Local Singles 2.9 Miles From Your Area
*refresh page*
Local Singles 3.7 Miles From Y..
“no dont leave”
*refresh page*
Local Singles 7.8 Mile
A letter to Paul from the Corinthians: Hey sup Paul. This is the Corinthians. This is my new number
[Google Search History]
1. Do raccoons like to cuddle?
2. What does rabies smell like?
3. I can’t feel my face.
Them: How long can you hold your breath?
Me: 20 years, apparently.
[aquarium exit]
Excuse me ma’am, would you mind opening your bag?
I beg your pardon?!
OPEN YOUR BAG
*opens bag and reveals two penguins*
The spider sees a delicious cave opening and works quickly, spinning an intricate, elegant web. She steps back, smiling at her work, tears in all of her eyes. It is brilliant.
Me: *closes my mouth after the longest and best yawn ever*
Spider: noooooooooo
How long can you let the bidet run before it switches from business to pleasure?
Husbands and wives who never fight,
How does your house get cleaned?
TEXTING 101
ME: Hi
College son:
ME: How are you?
CS:
ME: Are you still alive?
CS: …
CS:
CS:
ME: I can cut off your phone
CS: Hi Ma love u
Don’t you hate it when you march into the depths of hell and then you can’t remember what you went in there for.
Wife: please don’t
I look her in the eyes, kiss her delicately and shake my head
Me: somethings are worth fighting for
I slowly stand, catch my breath for a few seconds and start walking towards the buffet bar for the 10th time
I’m not in my prime, I’m in my amazon prime. You’ll get what you want from me about 2 days after you ask for it.
BRIAN MAY: It was an accident. Let’s dump the body and split, we’ll meet up again this time tomorrow. Remember, no one can know about this. Can’t tell your friends, can’t tell your wives. You can’t even tell your own mamas. Understood?
FREDDIE MERCURY: (already humming) got it
My ex wife has the only copy of our wedding video, can’t see myself getting married again.
What I like about the world of Star Trek is it’s legal for any two thrusters to be engaged.
“I shit you not”
– Yoda claiming dibs on the bathroom
[Who Wants to be a Millionaire]
Me: I’m stumped. Can I phone a friend?
Host: What’s your friend’s name?
Me: Wikipedia.
I’m off to the store
got your wallet?
yes
you sure?
YES
*hour later wife turns on news and I’m being chased by 6 cop cars and a helicopter*
My toddler helped me clean by picking up and eating the trail of Cocoa Puffs he left on the floor and I’m going to allow it because I really need the help.
Failure isn’t an option?

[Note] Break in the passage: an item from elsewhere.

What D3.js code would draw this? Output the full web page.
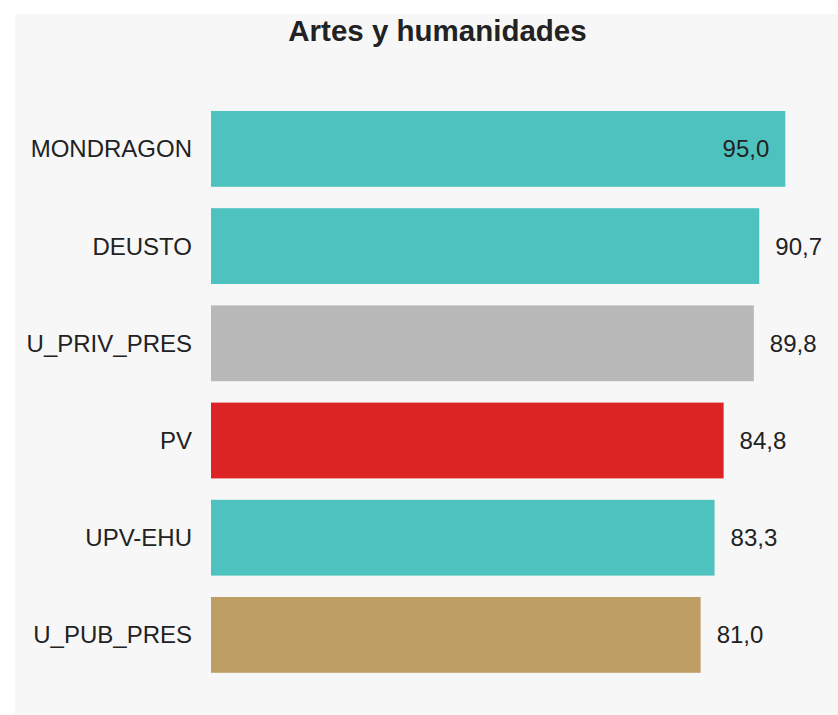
<!DOCTYPE html>
<html>
<head>
<meta charset="utf-8">
<script src="https://cdn.jsdelivr.net/npm/d3@7"></script>
<style>
  html, body { margin: 0; padding: 0; background: #ffffff; }
  svg { display: block; }
  text { font-family: "Liberation Sans", Arial, sans-serif; }
</style>
</head>
<body>
<div id="chart"></div>
<script>
const title = "Artes y humanidades";
const categories = ["MONDRAGON", "DEUSTO", "U_PRIV_PRES", "PV", "UPV-EHU", "U_PUB_PRES"];
const values = [95.0, 90.7, 89.8, 84.8, 83.3, 81.0];
const colors = ["#4ec2be", "#4ec2be", "#b8b8b8", "#dc2424", "#4ec2be", "#bf9e66"];

const W = 838, H = 715;
const svg = d3.select("#chart").append("svg").attr("width", W).attr("height", H);

svg.append("rect").attr("x", 15).attr("y", 14).attr("width", W - 15).attr("height", H - 14).attr("fill", "#f7f7f7");

svg.append("text").attr("x", 437.5).attr("y", 41).attr("text-anchor", "middle")
  .attr("font-size", 29.5).attr("font-weight", "bold").attr("fill", "#222")
  .text(title);

const x = d3.scaleLinear().domain([0, 100]).range([211, 815.5]);
const y = d3.scaleBand().domain(categories).range([100.3, 683.5]).paddingInner(0.22).paddingOuter(0.11);

const data = categories.map((c, i) => ({ c, v: values[i], col: colors[i] }));

svg.selectAll("rect.bar").data(data).join("rect").attr("class", "bar")
  .attr("x", x(0)).attr("y", d => y(d.c))
  .attr("width", d => x(d.v) - x(0)).attr("height", y.bandwidth())
  .attr("fill", d => d.col);

svg.selectAll("text.cat").data(data).join("text").attr("class", "cat")
  .attr("x", x(0) - 19).attr("y", d => y(d.c) + y.bandwidth() / 2)
  .attr("dy", "0.35em").attr("text-anchor", "end")
  .attr("font-size", 24).attr("fill", "#222")
  .text(d => d.c);

const fmt = v => v.toFixed(1).replace(".", ",");
svg.selectAll("text.val").data(data).join("text").attr("class", "val")
  .attr("y", d => y(d.c) + y.bandwidth() / 2)
  .attr("dy", "0.35em").attr("font-size", 24).attr("fill", "#222")
  .text(d => fmt(d.v))
  .each(function (d) {
    const t = d3.select(this);
    const w = this.getComputedTextLength();
    const xe = x(d.v);
    if (xe + 16 + w > W) {
      t.attr("x", xe - 16).attr("text-anchor", "end");
    } else {
      t.attr("x", xe + 16).attr("text-anchor", "start");
    }
  });
</script>
</body>
</html>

Just watch me.
Fortune cookie: You will travel far and wide and touch many lives along the way.
Me: [sighs and starts drafting apology notes now]

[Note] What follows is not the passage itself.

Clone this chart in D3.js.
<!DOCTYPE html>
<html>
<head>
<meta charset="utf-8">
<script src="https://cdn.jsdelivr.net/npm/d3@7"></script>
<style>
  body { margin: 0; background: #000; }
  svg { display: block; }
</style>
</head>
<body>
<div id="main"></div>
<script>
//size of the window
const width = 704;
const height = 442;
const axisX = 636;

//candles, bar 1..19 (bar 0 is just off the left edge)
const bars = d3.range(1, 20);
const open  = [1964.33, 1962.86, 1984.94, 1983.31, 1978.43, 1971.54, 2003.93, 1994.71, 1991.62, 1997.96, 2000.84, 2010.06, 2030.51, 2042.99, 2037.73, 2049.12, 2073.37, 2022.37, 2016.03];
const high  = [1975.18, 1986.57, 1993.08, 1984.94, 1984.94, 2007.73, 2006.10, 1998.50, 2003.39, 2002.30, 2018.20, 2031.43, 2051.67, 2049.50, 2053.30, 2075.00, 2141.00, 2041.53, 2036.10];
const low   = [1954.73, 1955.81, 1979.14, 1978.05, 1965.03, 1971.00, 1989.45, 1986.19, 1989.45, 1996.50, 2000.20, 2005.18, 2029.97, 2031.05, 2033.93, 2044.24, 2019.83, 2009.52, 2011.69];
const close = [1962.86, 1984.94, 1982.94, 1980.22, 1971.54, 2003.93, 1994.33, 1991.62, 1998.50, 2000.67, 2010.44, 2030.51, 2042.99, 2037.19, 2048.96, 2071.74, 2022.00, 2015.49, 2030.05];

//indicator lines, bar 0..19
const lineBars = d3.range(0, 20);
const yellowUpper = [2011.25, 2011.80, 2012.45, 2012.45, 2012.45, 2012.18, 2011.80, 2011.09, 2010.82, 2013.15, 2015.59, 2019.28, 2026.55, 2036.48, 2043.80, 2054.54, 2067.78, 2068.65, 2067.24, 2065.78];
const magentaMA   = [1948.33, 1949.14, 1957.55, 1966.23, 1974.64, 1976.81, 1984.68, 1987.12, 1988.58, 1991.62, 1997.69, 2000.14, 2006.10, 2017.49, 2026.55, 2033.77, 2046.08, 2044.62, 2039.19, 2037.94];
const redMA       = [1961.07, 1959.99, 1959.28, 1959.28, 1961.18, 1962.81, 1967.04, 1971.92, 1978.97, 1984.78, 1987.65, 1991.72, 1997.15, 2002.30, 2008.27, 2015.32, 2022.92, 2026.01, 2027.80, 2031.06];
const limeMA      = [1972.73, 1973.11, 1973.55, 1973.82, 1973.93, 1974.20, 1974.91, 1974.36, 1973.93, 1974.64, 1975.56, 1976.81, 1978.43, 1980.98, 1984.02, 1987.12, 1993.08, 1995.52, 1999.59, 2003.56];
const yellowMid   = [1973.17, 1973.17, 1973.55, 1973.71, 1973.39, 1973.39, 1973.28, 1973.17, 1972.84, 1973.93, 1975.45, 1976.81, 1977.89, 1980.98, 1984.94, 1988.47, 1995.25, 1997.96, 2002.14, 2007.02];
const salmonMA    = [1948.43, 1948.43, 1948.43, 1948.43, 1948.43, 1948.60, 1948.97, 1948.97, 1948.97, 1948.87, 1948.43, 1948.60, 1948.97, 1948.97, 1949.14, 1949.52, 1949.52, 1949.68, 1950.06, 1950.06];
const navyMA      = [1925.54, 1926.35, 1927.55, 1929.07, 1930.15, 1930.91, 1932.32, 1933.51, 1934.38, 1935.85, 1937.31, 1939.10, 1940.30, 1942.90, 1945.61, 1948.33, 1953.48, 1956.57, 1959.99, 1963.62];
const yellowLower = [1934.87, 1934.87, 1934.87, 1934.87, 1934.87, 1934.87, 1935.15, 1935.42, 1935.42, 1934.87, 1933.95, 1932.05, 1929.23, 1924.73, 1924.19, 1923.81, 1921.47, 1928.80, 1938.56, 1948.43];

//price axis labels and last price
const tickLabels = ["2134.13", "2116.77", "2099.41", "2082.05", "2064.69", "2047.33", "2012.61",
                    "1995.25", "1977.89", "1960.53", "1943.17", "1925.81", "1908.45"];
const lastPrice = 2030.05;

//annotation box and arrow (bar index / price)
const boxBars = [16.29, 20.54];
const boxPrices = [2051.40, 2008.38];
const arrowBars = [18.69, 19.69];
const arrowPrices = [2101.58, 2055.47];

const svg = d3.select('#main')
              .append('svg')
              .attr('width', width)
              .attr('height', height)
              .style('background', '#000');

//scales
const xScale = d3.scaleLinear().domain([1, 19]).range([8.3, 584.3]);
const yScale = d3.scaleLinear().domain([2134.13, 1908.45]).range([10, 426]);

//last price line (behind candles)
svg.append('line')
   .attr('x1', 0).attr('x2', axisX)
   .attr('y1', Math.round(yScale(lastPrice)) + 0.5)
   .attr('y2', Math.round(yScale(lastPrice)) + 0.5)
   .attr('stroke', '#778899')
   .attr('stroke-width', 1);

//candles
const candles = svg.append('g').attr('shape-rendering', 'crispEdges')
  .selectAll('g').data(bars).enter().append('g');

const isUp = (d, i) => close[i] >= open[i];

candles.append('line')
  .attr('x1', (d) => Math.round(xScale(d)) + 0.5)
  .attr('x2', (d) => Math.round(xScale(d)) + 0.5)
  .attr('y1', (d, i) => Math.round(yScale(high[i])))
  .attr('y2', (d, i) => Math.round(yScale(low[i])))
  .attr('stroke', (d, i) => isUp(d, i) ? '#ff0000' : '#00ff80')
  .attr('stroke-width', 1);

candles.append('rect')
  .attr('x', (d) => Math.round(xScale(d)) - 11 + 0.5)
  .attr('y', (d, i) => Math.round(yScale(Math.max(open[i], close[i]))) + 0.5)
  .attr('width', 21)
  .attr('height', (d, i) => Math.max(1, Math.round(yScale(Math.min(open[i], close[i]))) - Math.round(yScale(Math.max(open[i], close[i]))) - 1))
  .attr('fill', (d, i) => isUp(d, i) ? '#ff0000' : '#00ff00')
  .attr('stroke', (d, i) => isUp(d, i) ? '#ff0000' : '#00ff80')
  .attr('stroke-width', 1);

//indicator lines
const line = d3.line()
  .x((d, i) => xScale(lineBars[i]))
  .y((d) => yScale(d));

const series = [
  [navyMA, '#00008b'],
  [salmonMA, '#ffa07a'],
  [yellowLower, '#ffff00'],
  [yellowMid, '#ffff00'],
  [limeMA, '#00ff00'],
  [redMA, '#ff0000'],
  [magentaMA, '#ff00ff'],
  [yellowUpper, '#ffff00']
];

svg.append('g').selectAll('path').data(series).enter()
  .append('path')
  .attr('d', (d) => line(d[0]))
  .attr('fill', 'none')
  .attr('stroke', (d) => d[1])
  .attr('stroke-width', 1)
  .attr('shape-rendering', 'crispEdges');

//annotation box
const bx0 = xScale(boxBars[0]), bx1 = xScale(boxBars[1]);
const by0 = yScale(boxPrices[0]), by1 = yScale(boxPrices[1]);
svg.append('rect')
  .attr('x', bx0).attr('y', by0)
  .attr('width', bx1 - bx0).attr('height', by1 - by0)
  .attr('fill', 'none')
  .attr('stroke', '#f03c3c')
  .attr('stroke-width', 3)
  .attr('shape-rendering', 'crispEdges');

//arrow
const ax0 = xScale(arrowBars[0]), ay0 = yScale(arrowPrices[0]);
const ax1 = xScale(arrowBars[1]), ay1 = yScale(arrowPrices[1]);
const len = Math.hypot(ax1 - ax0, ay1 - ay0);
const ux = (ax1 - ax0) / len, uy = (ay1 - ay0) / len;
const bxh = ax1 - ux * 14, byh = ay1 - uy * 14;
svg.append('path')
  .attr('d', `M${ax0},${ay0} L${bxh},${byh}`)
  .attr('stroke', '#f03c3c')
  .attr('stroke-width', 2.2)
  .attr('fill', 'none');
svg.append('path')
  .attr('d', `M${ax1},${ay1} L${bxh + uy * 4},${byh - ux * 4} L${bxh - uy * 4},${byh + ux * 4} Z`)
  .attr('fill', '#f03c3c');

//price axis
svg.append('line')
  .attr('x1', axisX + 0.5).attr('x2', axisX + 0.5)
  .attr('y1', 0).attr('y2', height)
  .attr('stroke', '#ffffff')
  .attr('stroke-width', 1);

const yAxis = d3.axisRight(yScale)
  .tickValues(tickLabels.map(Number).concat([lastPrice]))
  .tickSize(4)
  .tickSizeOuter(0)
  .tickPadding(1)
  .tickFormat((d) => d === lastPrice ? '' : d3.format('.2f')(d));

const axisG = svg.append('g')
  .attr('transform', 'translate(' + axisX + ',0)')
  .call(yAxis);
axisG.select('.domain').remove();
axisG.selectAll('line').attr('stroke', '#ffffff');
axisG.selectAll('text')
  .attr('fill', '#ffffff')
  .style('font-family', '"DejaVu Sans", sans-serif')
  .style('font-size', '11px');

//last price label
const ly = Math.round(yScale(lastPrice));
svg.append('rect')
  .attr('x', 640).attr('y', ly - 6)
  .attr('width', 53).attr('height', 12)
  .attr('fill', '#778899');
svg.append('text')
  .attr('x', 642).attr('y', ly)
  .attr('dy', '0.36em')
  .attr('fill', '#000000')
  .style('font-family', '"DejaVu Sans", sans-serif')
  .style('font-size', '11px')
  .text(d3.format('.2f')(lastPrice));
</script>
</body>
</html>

Found an m&m on the floor. It’s been there all night, but I figure that’s well past the statute of limitations on the 5 second rule.

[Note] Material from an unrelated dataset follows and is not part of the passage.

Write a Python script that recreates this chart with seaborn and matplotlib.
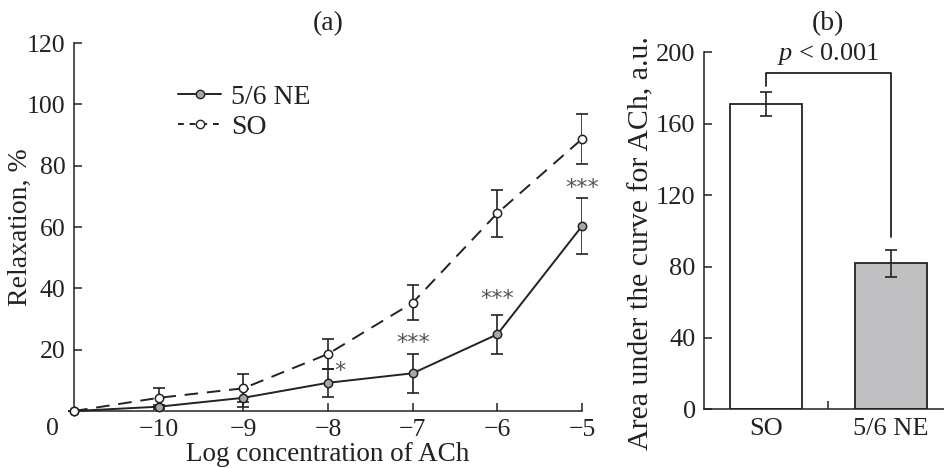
import matplotlib
matplotlib.use("Agg")
import matplotlib.pyplot as plt
import seaborn as sns
import numpy as np
import pandas as pd
from matplotlib.lines import Line2D

# panel (a): relaxation vs log concentration of ACh (-11 stands for zero concentration)
log_conc = [-11, -10, -9, -8, -7, -6, -5]
ne_mean = [0, 1.4, 4.3, 9.2, 12.3, 25.0, 60.3]
ne_err = [0, 0.6, 3.0, 4.5, 6.3, 6.4, 9.0]
so_mean = [0, 4.3, 7.4, 18.6, 35.3, 64.5, 88.7]
so_err = [0, 3.1, 4.6, 5.0, 5.7, 7.6, 8.0]
x_ticks = [-10, -9, -8, -7, -6, -5]
y_ticks_a = [20, 40, 60, 80, 100, 120]
stars = [(-7.86, 13.0, "*"), (-7, 22.3, "***"), (-6, 36.6, "***"), (-5, 72.6, "***")]

# panel (b): area under the curve
groups = ["SO", "5/6 NE"]
auc_mean = [170.9, 81.8]
auc_err = [6.7, 7.6]
y_ticks_b = [0, 40, 80, 120, 160, 200]

sns.set_theme(style="ticks")
plt.rcParams["font.family"] = ["Liberation Serif", "DejaVu Serif"]
plt.rcParams["mathtext.fontset"] = "custom"
plt.rcParams["mathtext.rm"] = "Liberation Serif"
plt.rcParams["mathtext.it"] = "Liberation Serif:italic"
plt.rcParams["axes.unicode_minus"] = True

dark = "#222222"
fs = 18.5

fig = plt.figure(figsize=(9.45, 4.68), dpi=100)
ax = fig.add_axes([74 / 945, 1 - 411 / 468, 508 / 945, 368 / 468])
axb = fig.add_axes([704 / 945, 1 - 409.3 / 468, 241 / 945, 357 / 468])

# ---- panel (a)
df = pd.DataFrame({
    "x": log_conc * 2,
    "y": ne_mean + so_mean,
    "group": ["5/6 NE"] * len(log_conc) + ["SO"] * len(log_conc),
})
ax.errorbar(log_conc, ne_mean, yerr=ne_err, fmt="none", ecolor=dark, elinewidth=1.2,
            capsize=4, capthick=1.2, zorder=2)
ax.errorbar(log_conc, so_mean, yerr=so_err, fmt="none", ecolor=dark, elinewidth=1.2,
            capsize=4, capthick=1.2, zorder=2)
sns.lineplot(data=df[df.group == "SO"], x="x", y="y", ax=ax, color=dark, lw=1.4,
             marker="o", markersize=6, markerfacecolor="white", markeredgecolor=dark,
             markeredgewidth=1.1, dashes=False, legend=False, zorder=3)
ax.lines[-1].set_dashes((7, 4.5))
sns.lineplot(data=df[df.group == "5/6 NE"], x="x", y="y", ax=ax, color=dark, lw=1.4,
             marker="o", markersize=6, markerfacecolor="#a8a8a8", markeredgecolor=dark,
             markeredgewidth=1.1, legend=False, zorder=4)
for ln in ax.lines:
    ln.set_clip_on(False)
# keep the white zero-concentration marker on top
ax.lines[-2].set_zorder(5)

for sx, sy, s in stars:
    ax.text(sx, sy, s, ha="center", va="center", fontsize=16, color="#555555",
            family="DejaVu Sans")

ax.set_xlim(-11, -5)
ax.set_ylim(0, 120)
ax.set_xticks(x_ticks)
ax.set_yticks(y_ticks_a)
ax.tick_params(direction="in", length=6, width=1.1, labelsize=fs, color=dark,
               labelcolor=dark, pad=6)
ax.text(-0.03, -0.05, "0", transform=ax.transAxes, ha="right", va="center",
        fontsize=fs, color=dark)
for s in ["top", "right"]:
    ax.spines[s].set_visible(False)
for s in ["left", "bottom"]:
    ax.spines[s].set_color(dark)
    ax.spines[s].set_linewidth(1.1)
ax.set_xlabel("Log concentration of ACh", fontsize=19.5, color=dark)
ax.set_ylabel("Relaxation, %", fontsize=20, color=dark)
ax.xaxis.set_label_coords(0.5, -0.085)
ax.yaxis.set_label_coords(-0.08, 0.5)

handles = [
    Line2D([], [], color=dark, lw=1.4, marker="o", markersize=6,
           markerfacecolor="#a8a8a8", markeredgecolor=dark),
    Line2D([], [], color=dark, lw=1.4, ls=(0, (3, 3)), marker="o", markersize=6,
           markerfacecolor="white", markeredgecolor=dark),
]
ax.legend(handles, ["5/6 NE", "SO"], loc="upper left", bbox_to_anchor=(0.178, 0.925),
          frameon=False, fontsize=20, handlelength=1.55, handletextpad=0.35,
          labelspacing=0.15, borderpad=0, labelcolor=dark)

fig.text(328 / 945, 1 - 24 / 468, "(a)", ha="center", va="center", fontsize=20, color=dark)

# ---- panel (b)
sns.barplot(x=groups, y=auc_mean, hue=groups, palette=["white", "#bfc0c4"],
            edgecolor=dark, linewidth=1.3, width=0.575, legend=False, ax=axb)
axb.errorbar([0, 1], auc_mean, yerr=auc_err, fmt="none", ecolor=dark, elinewidth=1.2,
             capsize=4, capthick=1.2)
axb.plot([0, 0, 1, 1], [181.3, 188.2, 188.2, 96.7], color=dark, lw=1.3, clip_on=False)
axb.text(0.5, 191.5, r"$p$ < 0.001", ha="center", va="bottom", fontsize=19, color=dark)

axb.set_xlim(-0.5, 1.436)
axb.set_ylim(0, 200)
axb.set_xticks([0, 0.5, 1])
axb.set_xticklabels(["SO", "", "5/6 NE"])
axb.set_yticks(y_ticks_b)
axb.tick_params(direction="in", length=6, width=1.1, labelsize=19, color=dark,
                labelcolor=dark, pad=6)
for s in ["top", "right"]:
    axb.spines[s].set_visible(False)
for s in ["left", "bottom"]:
    axb.spines[s].set_color(dark)
    axb.spines[s].set_linewidth(1.1)
axb.set_xlabel("")
axb.set_ylabel("Area under the curve for ACh, a.u.", fontsize=21.5, color=dark)
axb.yaxis.set_label_coords(-0.205, 0.465)

fig.text(828 / 945, 1 - 24 / 468, "(b)", ha="center", va="center", fontsize=20, color=dark)

fig.savefig("out.png", dpi=100)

Anyway, once I brushed off the cat hair it tasted fine.
You wash your hands more now, sure, but it’s still been a year since you’ve cleaned your microwave.
If you love someone, set them free. If they come back with two police officers, you’ll know that setting them free was a bad idea.
College is expensive, BUT your student ID saves $3 at the movies. So really it pays for itself if you go to the theater 30,000 times.